Records with drawing code:
• • • •

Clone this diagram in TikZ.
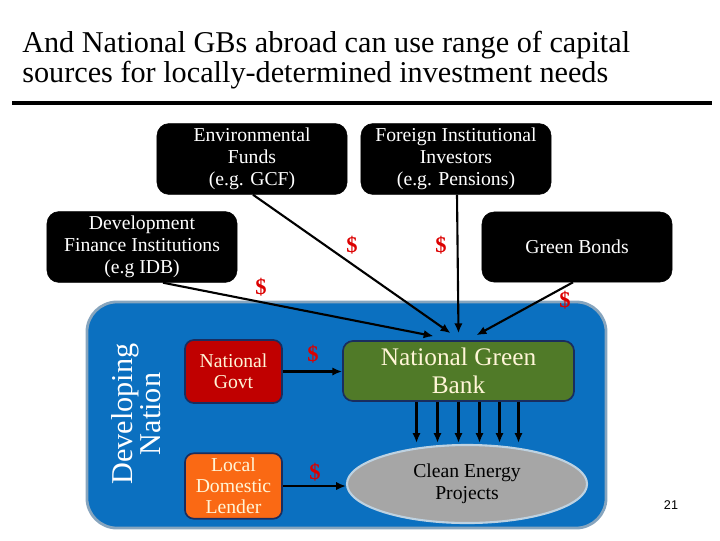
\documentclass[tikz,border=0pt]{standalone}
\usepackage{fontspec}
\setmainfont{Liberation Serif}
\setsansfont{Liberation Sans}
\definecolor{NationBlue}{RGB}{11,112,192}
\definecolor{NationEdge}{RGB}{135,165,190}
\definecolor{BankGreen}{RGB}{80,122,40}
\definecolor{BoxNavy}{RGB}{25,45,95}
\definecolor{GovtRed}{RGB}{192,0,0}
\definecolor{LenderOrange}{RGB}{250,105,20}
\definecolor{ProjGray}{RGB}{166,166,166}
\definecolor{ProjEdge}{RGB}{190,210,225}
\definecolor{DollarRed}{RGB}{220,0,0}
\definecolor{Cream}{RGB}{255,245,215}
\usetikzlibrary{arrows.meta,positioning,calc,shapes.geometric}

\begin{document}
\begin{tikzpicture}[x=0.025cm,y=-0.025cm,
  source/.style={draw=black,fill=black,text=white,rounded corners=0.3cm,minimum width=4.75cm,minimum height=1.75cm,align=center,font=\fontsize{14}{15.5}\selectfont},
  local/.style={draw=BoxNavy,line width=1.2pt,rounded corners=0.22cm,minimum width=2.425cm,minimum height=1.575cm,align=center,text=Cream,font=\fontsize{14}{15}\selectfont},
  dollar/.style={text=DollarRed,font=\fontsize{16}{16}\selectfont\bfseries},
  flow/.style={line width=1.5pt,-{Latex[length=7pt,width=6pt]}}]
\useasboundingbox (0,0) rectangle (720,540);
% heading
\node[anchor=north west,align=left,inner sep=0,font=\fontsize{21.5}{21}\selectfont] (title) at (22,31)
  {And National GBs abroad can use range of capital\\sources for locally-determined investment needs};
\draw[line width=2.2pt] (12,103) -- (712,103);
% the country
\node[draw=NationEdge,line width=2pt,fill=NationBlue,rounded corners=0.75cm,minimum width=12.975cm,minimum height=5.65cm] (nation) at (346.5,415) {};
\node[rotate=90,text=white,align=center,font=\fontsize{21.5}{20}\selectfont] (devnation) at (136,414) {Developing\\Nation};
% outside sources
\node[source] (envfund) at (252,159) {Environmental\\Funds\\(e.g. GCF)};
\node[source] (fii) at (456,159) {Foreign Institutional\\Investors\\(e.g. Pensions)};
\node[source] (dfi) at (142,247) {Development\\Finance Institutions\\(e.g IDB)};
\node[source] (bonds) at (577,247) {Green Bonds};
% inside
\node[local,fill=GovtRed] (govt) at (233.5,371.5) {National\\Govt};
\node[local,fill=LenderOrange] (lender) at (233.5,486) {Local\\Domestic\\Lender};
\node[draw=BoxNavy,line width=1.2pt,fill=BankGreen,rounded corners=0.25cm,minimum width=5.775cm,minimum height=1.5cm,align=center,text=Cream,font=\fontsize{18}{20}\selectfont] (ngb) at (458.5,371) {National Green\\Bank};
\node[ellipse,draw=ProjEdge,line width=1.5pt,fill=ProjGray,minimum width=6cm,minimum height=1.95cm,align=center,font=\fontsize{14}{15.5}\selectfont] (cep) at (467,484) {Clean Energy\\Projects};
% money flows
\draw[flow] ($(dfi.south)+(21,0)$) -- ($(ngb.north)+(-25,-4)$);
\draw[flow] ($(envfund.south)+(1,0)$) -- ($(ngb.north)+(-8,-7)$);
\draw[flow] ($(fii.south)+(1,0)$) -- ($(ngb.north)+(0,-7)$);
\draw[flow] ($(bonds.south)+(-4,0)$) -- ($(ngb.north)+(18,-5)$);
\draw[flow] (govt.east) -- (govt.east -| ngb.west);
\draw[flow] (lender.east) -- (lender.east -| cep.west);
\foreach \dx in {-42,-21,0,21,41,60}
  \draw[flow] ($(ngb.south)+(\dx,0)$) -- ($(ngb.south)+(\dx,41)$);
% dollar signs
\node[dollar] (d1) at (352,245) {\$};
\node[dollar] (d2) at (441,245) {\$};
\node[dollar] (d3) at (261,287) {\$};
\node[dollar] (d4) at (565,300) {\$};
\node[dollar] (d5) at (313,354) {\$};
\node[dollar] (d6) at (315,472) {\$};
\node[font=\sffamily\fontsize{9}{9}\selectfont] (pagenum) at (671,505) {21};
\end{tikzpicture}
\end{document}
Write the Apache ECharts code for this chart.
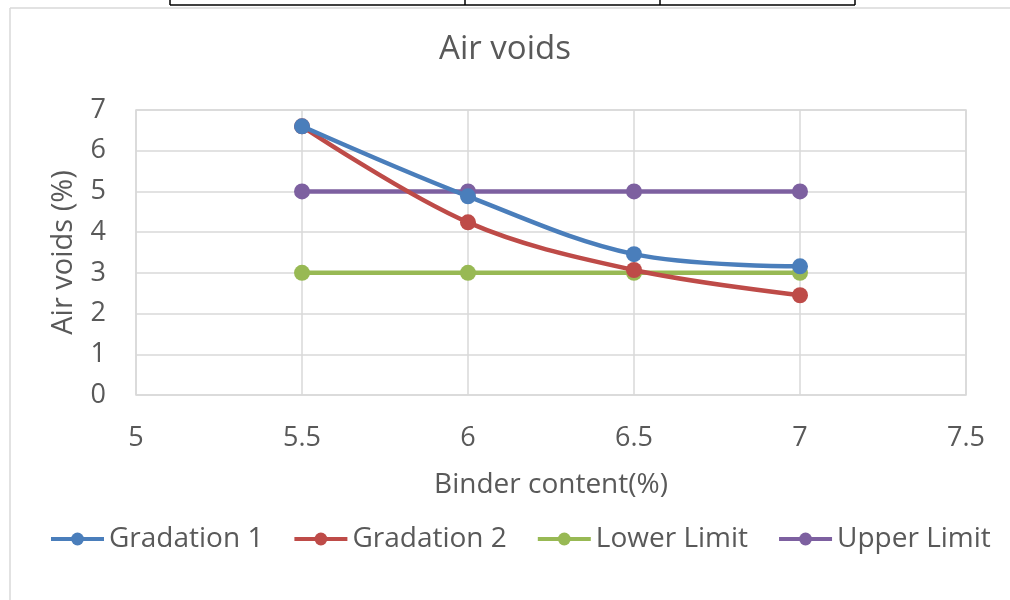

• • • •

_What you are asked to do_
Transcribe all the data word for word; the images stay out.

_Answer below_
Clone this diagram in TikZ.
\documentclass[tikz,border=0pt]{standalone}
\usepackage{fontspec}
\setmainfont{Liberation Serif}
\setsansfont{Liberation Sans}
\definecolor{NationBlue}{RGB}{11,112,192}
\definecolor{NationEdge}{RGB}{135,165,190}
\definecolor{BankGreen}{RGB}{80,122,40}
\definecolor{BoxNavy}{RGB}{25,45,95}
\definecolor{GovtRed}{RGB}{192,0,0}
\definecolor{LenderOrange}{RGB}{250,105,20}
\definecolor{ProjGray}{RGB}{166,166,166}
\definecolor{ProjEdge}{RGB}{190,210,225}
\definecolor{DollarRed}{RGB}{220,0,0}
\definecolor{Cream}{RGB}{255,245,215}
\usetikzlibrary{arrows.meta,positioning,calc,shapes.geometric}

\begin{document}
\begin{tikzpicture}[x=0.025cm,y=-0.025cm,
  source/.style={draw=black,fill=black,text=white,rounded corners=0.3cm,minimum width=4.75cm,minimum height=1.75cm,align=center,font=\fontsize{14}{15.5}\selectfont},
  local/.style={draw=BoxNavy,line width=1.2pt,rounded corners=0.22cm,minimum width=2.425cm,minimum height=1.575cm,align=center,text=Cream,font=\fontsize{14}{15}\selectfont},
  dollar/.style={text=DollarRed,font=\fontsize{16}{16}\selectfont\bfseries},
  flow/.style={line width=1.5pt,-{Latex[length=7pt,width=6pt]}}]
\useasboundingbox (0,0) rectangle (720,540);
% heading
\node[anchor=north west,align=left,inner sep=0,font=\fontsize{21.5}{21}\selectfont] (title) at (22,31)
  {And National GBs abroad can use range of capital\\sources for locally-determined investment needs};
\draw[line width=2.2pt] (12,103) -- (712,103);
% the country
\node[draw=NationEdge,line width=2pt,fill=NationBlue,rounded corners=0.75cm,minimum width=12.975cm,minimum height=5.65cm] (nation) at (346.5,415) {};
\node[rotate=90,text=white,align=center,font=\fontsize{21.5}{20}\selectfont] (devnation) at (136,414) {Developing\\Nation};
% outside sources
\node[source] (envfund) at (252,159) {Environmental\\Funds\\(e.g. GCF)};
\node[source] (fii) at (456,159) {Foreign Institutional\\Investors\\(e.g. Pensions)};
\node[source] (dfi) at (142,247) {Development\\Finance Institutions\\(e.g IDB)};
\node[source] (bonds) at (577,247) {Green Bonds};
% inside
\node[local,fill=GovtRed] (govt) at (233.5,371.5) {National\\Govt};
\node[local,fill=LenderOrange] (lender) at (233.5,486) {Local\\Domestic\\Lender};
\node[draw=BoxNavy,line width=1.2pt,fill=BankGreen,rounded corners=0.25cm,minimum width=5.775cm,minimum height=1.5cm,align=center,text=Cream,font=\fontsize{18}{20}\selectfont] (ngb) at (458.5,371) {National Green\\Bank};
\node[ellipse,draw=ProjEdge,line width=1.5pt,fill=ProjGray,minimum width=6cm,minimum height=1.95cm,align=center,font=\fontsize{14}{15.5}\selectfont] (cep) at (467,484) {Clean Energy\\Projects};
% money flows
\draw[flow] ($(dfi.south)+(21,0)$) -- ($(ngb.north)+(-25,-4)$);
\draw[flow] ($(envfund.south)+(1,0)$) -- ($(ngb.north)+(-8,-7)$);
\draw[flow] ($(fii.south)+(1,0)$) -- ($(ngb.north)+(0,-7)$);
\draw[flow] ($(bonds.south)+(-4,0)$) -- ($(ngb.north)+(18,-5)$);
\draw[flow] (govt.east) -- (govt.east -| ngb.west);
\draw[flow] (lender.east) -- (lender.east -| cep.west);
\foreach \dx in {-42,-21,0,21,41,60}
  \draw[flow] ($(ngb.south)+(\dx,0)$) -- ($(ngb.south)+(\dx,41)$);
% dollar signs
\node[dollar] (d1) at (352,245) {\$};
\node[dollar] (d2) at (441,245) {\$};
\node[dollar] (d3) at (261,287) {\$};
\node[dollar] (d4) at (565,300) {\$};
\node[dollar] (d5) at (313,354) {\$};
\node[dollar] (d6) at (315,472) {\$};
\node[font=\sffamily\fontsize{9}{9}\selectfont] (pagenum) at (671,505) {21};
\end{tikzpicture}
\end{document}
Write the Apache ECharts code for this chart.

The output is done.